Chemical maker Arkema, Colombes, France, reported on July 2 that it completed its $570 million acquisition of ArrMaz Custom Chemicals Inc., Mulberry, Fla., from Golden Gate Capital, San Francisco (GM May 17, p. 26). Founded in 1967, ArrMaz, which Golden Gate purchased in 2013 (GM Jan. 14, 2013), is a specialty chemicals producer for the mining, fertilizer, phosphate, industrial ammonium nitrate, asphalt, and oil and gas industries. It serves customers globally from multiple locations across North and South America, Europe, Asia, Africa, and the Middle East.
ArrMaz’s annual sales are $290 million. The company generates margins of 18 percent, and integrating the business into Arkema’s Performance Additive segment should generate $15 million in savings by 2023, according to Arkema, which said ArrMaz is a profitable, resilient, and low-capital intensive business that is expected to have an accretive impact from the first year.
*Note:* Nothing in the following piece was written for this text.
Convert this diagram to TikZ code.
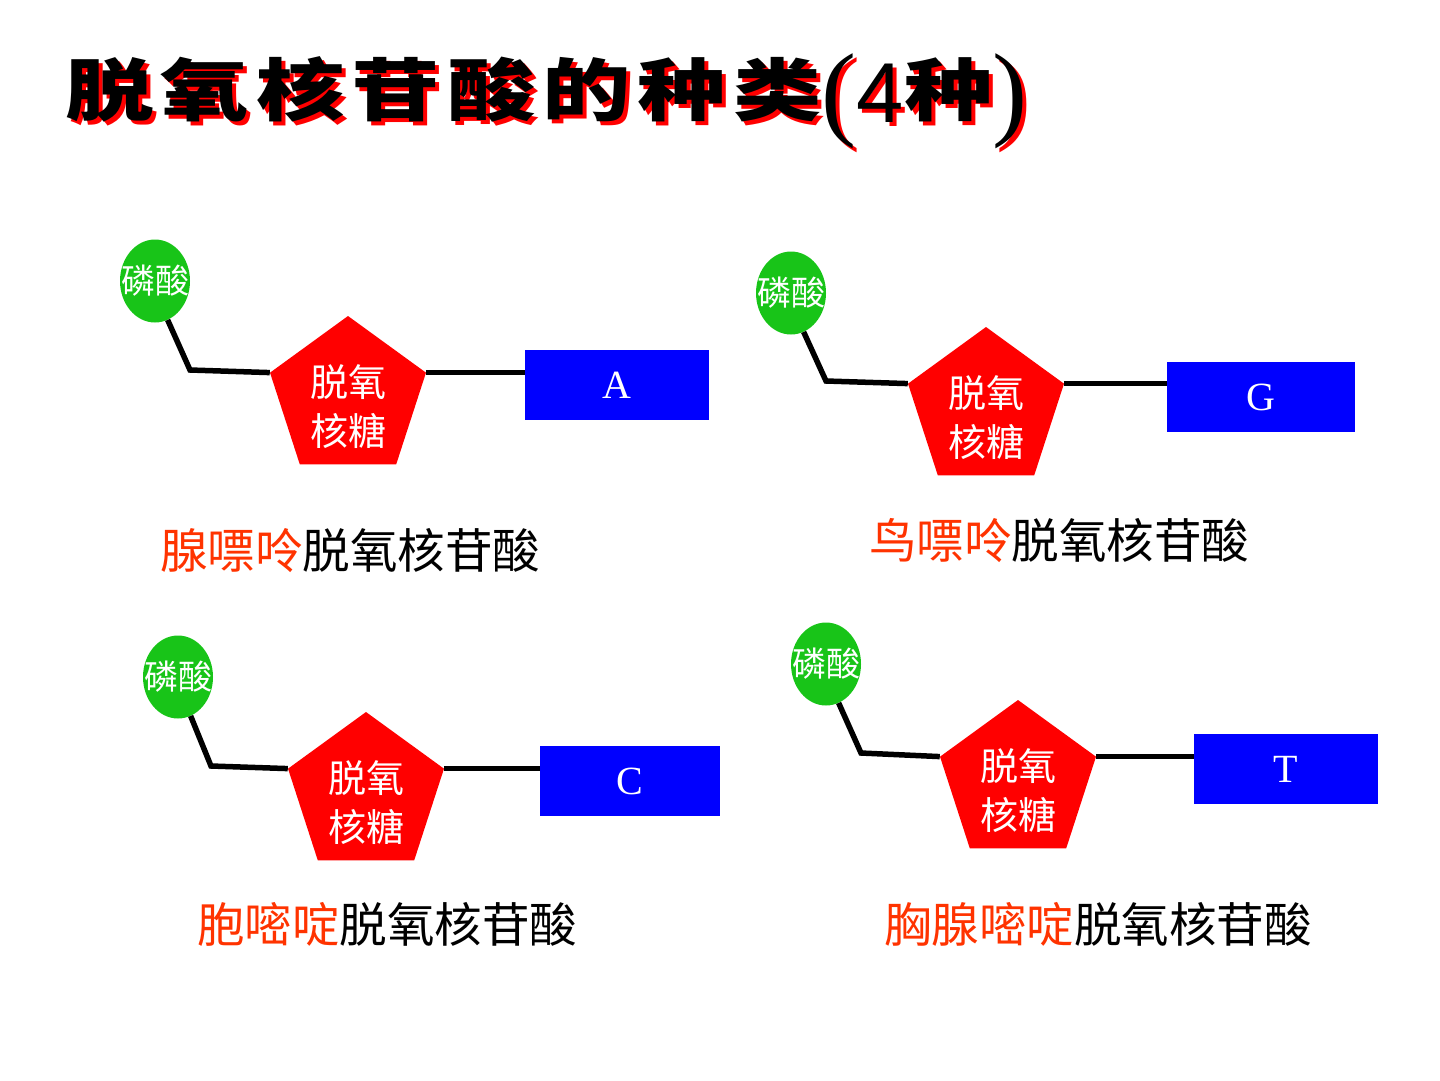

It also said the acquisition continues to move it toward specialties, and noted that Arkema already sells some of its surfactant products to mining companies.
ArrMaz’s management team, led by CEO Dave Keselica, will continue to lead ArrMaz.
“We are very pleased to welcome the ArrMaz teams,” said Thierry Le Hénaff, Arkema Chairman and CEO. “Their recognized formulation expertise, excellent reputation with customers, and leadership positions in several niche markets are all assets that will contribute to accelerate the development of specialty surfactants within the group.”
Arkema reported annual sales of €8.8 billion in 2018, and employs some 20,000 people worldwide and operates in close to 55 countries.